Betty invites scandalously divorced Helen
Bishop and her son Glen (real-life son of Mad
Men creator Matthew Weiner) and their appearance at the party causes an
unsurprising stir. The women are threatened by her existence and subject her to
several not-so-subtle digs, while the men seem strangely titillated by her mere
presence. The creepiest of them all being the husband of Betty’s bitchy friend,
Francine. He ostensibly offers to do a good deed by offering to take Glen out
to play football etc. with him now and again. However, Helen sees right through
his overtures and has no problem putting him in his place. I cheered.

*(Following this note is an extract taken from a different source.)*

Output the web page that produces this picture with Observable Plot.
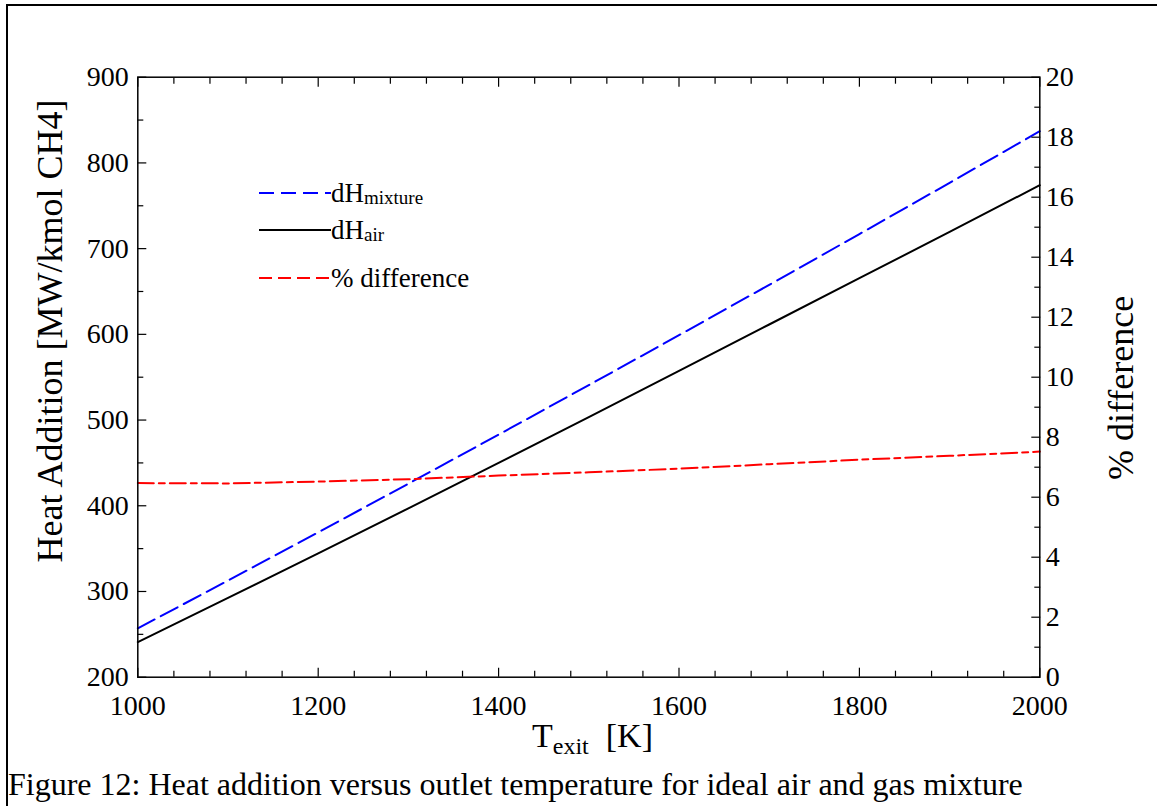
<!DOCTYPE html>
<html>
<head>
<meta charset="utf-8">
<script src="https://cdn.jsdelivr.net/npm/d3@7"></script>
<script src="https://cdn.jsdelivr.net/npm/@observablehq/plot@0.6"></script>
<style>
  html, body { margin: 0; padding: 0; background: #fff; }
</style>
</head>
<body>
<div id="chart"></div>
<script>
// Exit temperature [K]
const temps = [1000, 1100, 1200, 1300, 1400, 1500, 1600, 1700, 1800, 1900, 2000];
// Heat addition for the gas mixture [MW/kmol CH4]
const dhMixture = [257, 312.75, 369, 425.75, 483, 540.75, 599, 657.75, 717, 776.75, 837];
// Heat addition for ideal air [MW/kmol CH4]
const dhAir = [241, 292.5, 344.5, 397, 450, 503.5, 557.5, 611.5, 665.5, 719.5, 774];
// Percent difference between the two
const pctDiff = [6.47, 6.46, 6.52, 6.6, 6.72, 6.83, 6.95, 7.1, 7.25, 7.38, 7.52];

// Tick values
const xMajorTicks = [1000, 1200, 1400, 1600, 1800, 2000];
const xMinorTicks = d3.range(1040, 2000, 40).filter(t => (t - 1000) % 200 !== 0);
const leftMajorTicks = [200, 300, 400, 500, 600, 700, 800, 900];
const leftMinorTicks = [250, 350, 450, 550, 650, 750, 850];
const rightMajorTicks = [0, 2, 4, 6, 8, 10, 12, 14, 16, 18, 20];
const rightMinorTicks = [1, 3, 5, 7, 9, 11, 13, 15, 17, 19];

// The % difference axis on the right shares the left y scale:
// 0–20 % is mapped onto 200–900 MW/kmol.
const pctToY = p => 200 + p * 35;
const yToPct = y => (y - 200) / 35;

const serif = "'Liberation Serif', 'Times New Roman', Times, serif";

// inward ticks: the inset pulls each tick back inside the frame by its own length
const inTicks = (values, anchor, size, extra = {}) => {
  const inset = {bottom: "insetBottom", top: "insetTop", left: "insetLeft", right: "insetRight"}[anchor];
  const axis = anchor === "bottom" || anchor === "top" ? Plot.axisX : Plot.axisY;
  return axis(values, {anchor, tickSize: size, [inset]: size, strokeWidth: 1.2, label: null, fill: "none", ...extra});
};

const svg = Plot.plot({
  width: 1157,
  height: 806,
  marginLeft: 137.3,
  marginRight: 117.7,
  marginTop: 76.7,
  marginBottom: 129.3,
  x: {domain: [1000, 2000], axis: null},
  y: {domain: [200, 900], axis: null},
  style: {fontFamily: serif, fontSize: "28px", color: "black", background: "white"},
  marks: [
    // data lines
    Plot.line(temps, {x: d => d, y: dhAir, stroke: "black", strokeWidth: 2}),
    Plot.line(temps, {x: d => d, y: dhMixture, stroke: "#0000ff", strokeWidth: 2, strokeDasharray: "19,7"}),
    Plot.line(temps, {x: d => d, y: pctDiff.map(pctToY), stroke: "#ff0000", strokeWidth: 2, strokeDasharray: "16,5,6,5"}),

    // bottom axis with labels, top axis mirrored ticks
    inTicks(xMajorTicks, "bottom", 9, {fill: "black", tickPadding: 18, tickFormat: d => String(d)}),
    inTicks(xMinorTicks, "bottom", 6),
    inTicks(xMajorTicks, "top", 9),
    inTicks(xMinorTicks, "top", 6),

    // left axis: heat addition
    inTicks(leftMajorTicks, "left", 9, {fill: "black", tickPadding: 9, tickFormat: d => String(d)}),
    inTicks(leftMinorTicks, "left", 6),

    // right axis: % difference
    inTicks(rightMajorTicks.map(pctToY), "right", 9, {fill: "black", tickPadding: 6, tickFormat: y => String(Math.round(yToPct(y)))}),
    inTicks(rightMinorTicks.map(pctToY), "right", 6),

    Plot.frame({stroke: "black", strokeWidth: 1.5})
  ]
});

document.getElementById("chart").append(svg);

const g = d3.select(svg).append("g")
  .attr("font-family", serif)
  .attr("text-anchor", "start")
  .attr("fill", "black");

// page border
g.append("rect")
  .attr("x", 7).attr("y", 5)
  .attr("width", 1200).attr("height", 900)
  .attr("fill", "none").attr("stroke", "black").attr("stroke-width", 2);

// x axis title: T_exit  [K]
const xt = g.append("text")
  .attr("x", 532).attr("y", 747)
  .attr("font-size", 34);
xt.append("tspan").text("T");
xt.append("tspan").attr("font-size", 24).attr("dy", 7).text("exit");
xt.append("tspan").attr("dy", -7).text("\u00a0\u00a0[K]");

// left y axis title
g.append("text")
  .attr("transform", "translate(62,331) rotate(-90)")
  .attr("text-anchor", "middle")
  .attr("font-size", 36)
  .text("Heat Addition [MW/kmol CH4]");

// right y axis title
g.append("text")
  .attr("transform", "translate(1133,388) rotate(-90)")
  .attr("text-anchor", "middle")
  .attr("font-size", 36)
  .text("% difference");

// legend
const legendItems = [
  {main: "dH", sub: "mixture", color: "#0000ff", dash: "15,7", y: 193},
  {main: "dH", sub: "air", color: "black", dash: null, y: 230},
  {main: "% difference", sub: null, color: "#ff0000", dash: "13,6", y: 278}
];
for (const item of legendItems) {
  g.append("line")
    .attr("x1", 259).attr("x2", 331)
    .attr("y1", item.y).attr("y2", item.y)
    .attr("stroke", item.color).attr("stroke-width", 2)
    .attr("stroke-dasharray", item.dash);
  const t = g.append("text")
    .attr("x", 331).attr("y", item.y + 9)
    .attr("font-size", 27);
  t.append("tspan").text(item.main);
  if (item.sub) t.append("tspan").attr("font-size", 19).attr("dy", 2).text(item.sub);
}

// figure caption
g.append("text")
  .attr("x", 8).attr("y", 795)
  .attr("font-size", 32)
  .text("Figure 12: Heat addition versus outlet temperature for ideal air and gas mixture");
</script>
</body>
</html>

Besides kissing yet another woman who isn’t his
wife, Don saves his assholiest moment for the end of the episode. Betty asks
him to go and pick up Sally’s birthday cake, which he does begrudgingly, but
instead of bringing the cake back home, he keeps on driving right past his
house and goes MIA for several hours. Betty is understandably worried sick
until she realizes that he’s gone missing on purpose. She is humiliated in
front of the other parents and I really do feel for her when Don shows up hours
later with a dog (really?!) in tow for Sally and their other, silent, son
Bobby.
In later Mad
Men seasons, I convinced myself that I’d always hated Betty but watching
this episode made me wonder why I ever felt that way? I hate myself for
subconsciously seeing her as the “nagging wife” because this episode reminded
me that boy, did she ever have a reason (s).